------ Recorded data ------

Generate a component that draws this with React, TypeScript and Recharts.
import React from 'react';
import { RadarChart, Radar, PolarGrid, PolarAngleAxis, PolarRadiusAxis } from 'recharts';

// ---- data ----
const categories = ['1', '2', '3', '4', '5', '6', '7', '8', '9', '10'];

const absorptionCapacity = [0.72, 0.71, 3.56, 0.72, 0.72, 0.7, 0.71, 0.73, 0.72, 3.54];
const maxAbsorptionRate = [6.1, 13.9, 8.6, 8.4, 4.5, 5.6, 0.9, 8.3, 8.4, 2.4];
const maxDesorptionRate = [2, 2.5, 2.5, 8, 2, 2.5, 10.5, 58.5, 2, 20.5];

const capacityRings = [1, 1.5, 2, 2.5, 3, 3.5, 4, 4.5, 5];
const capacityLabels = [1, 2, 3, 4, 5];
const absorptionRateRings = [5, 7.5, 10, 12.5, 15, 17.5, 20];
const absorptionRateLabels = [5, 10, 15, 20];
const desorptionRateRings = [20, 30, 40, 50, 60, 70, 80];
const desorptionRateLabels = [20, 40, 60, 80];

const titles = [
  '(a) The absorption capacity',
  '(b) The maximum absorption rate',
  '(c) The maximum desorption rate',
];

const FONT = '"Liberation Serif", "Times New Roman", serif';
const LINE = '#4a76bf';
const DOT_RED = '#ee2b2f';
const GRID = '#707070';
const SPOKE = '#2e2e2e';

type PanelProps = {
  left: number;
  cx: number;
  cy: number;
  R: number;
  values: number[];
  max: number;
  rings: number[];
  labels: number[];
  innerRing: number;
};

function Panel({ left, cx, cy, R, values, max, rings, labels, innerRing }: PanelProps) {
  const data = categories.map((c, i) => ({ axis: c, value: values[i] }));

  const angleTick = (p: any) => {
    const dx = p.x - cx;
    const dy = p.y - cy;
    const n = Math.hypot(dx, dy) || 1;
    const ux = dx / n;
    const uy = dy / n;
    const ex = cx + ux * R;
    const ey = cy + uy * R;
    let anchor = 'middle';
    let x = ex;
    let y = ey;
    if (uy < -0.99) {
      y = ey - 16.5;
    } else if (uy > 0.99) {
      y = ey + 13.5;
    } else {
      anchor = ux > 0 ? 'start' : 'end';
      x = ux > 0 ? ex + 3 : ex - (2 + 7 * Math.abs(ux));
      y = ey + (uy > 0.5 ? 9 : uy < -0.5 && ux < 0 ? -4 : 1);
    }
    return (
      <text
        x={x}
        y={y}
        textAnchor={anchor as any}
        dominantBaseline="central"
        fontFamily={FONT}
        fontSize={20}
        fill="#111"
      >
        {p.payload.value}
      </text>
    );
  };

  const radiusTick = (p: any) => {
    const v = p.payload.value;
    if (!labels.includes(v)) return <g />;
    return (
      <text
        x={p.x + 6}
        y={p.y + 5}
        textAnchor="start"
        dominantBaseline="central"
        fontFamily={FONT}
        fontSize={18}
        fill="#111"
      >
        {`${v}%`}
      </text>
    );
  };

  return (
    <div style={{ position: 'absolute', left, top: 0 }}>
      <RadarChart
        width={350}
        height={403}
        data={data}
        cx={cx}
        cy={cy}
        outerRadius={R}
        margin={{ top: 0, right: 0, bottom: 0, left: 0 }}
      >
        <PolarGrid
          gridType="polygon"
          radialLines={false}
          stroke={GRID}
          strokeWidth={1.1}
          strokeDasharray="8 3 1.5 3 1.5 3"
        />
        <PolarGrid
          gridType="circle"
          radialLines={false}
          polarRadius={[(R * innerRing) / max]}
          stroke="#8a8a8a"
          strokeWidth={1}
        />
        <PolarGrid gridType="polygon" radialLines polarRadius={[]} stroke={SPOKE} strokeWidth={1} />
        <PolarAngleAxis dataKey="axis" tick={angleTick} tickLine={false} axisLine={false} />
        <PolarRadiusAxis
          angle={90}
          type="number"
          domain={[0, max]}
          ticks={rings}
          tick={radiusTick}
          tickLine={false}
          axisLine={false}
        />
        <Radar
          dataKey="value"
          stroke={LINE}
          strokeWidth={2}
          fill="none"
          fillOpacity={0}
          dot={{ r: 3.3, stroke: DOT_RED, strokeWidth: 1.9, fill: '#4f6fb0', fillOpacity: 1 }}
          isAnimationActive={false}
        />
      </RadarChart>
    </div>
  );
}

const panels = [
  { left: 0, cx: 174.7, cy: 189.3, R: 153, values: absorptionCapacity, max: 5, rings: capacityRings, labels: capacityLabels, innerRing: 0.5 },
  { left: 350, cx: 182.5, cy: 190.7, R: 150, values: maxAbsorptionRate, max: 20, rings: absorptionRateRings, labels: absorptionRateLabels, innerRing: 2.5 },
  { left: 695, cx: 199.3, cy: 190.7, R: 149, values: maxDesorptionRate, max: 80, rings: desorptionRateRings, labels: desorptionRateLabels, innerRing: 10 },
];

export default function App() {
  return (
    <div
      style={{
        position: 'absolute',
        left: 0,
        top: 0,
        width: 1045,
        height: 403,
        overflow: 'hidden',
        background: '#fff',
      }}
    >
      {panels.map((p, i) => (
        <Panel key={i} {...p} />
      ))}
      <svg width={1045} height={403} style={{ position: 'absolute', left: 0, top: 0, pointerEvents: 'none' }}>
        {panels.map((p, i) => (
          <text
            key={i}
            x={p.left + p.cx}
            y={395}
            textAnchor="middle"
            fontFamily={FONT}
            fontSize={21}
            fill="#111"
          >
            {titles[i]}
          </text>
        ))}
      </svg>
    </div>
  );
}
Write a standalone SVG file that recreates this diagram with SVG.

------

**What to produce**.
Copy out all lines from the material above that contain the string "React".

**Answer below**.
Generate a component that draws this with React, TypeScript and Recharts.
import React from 'react';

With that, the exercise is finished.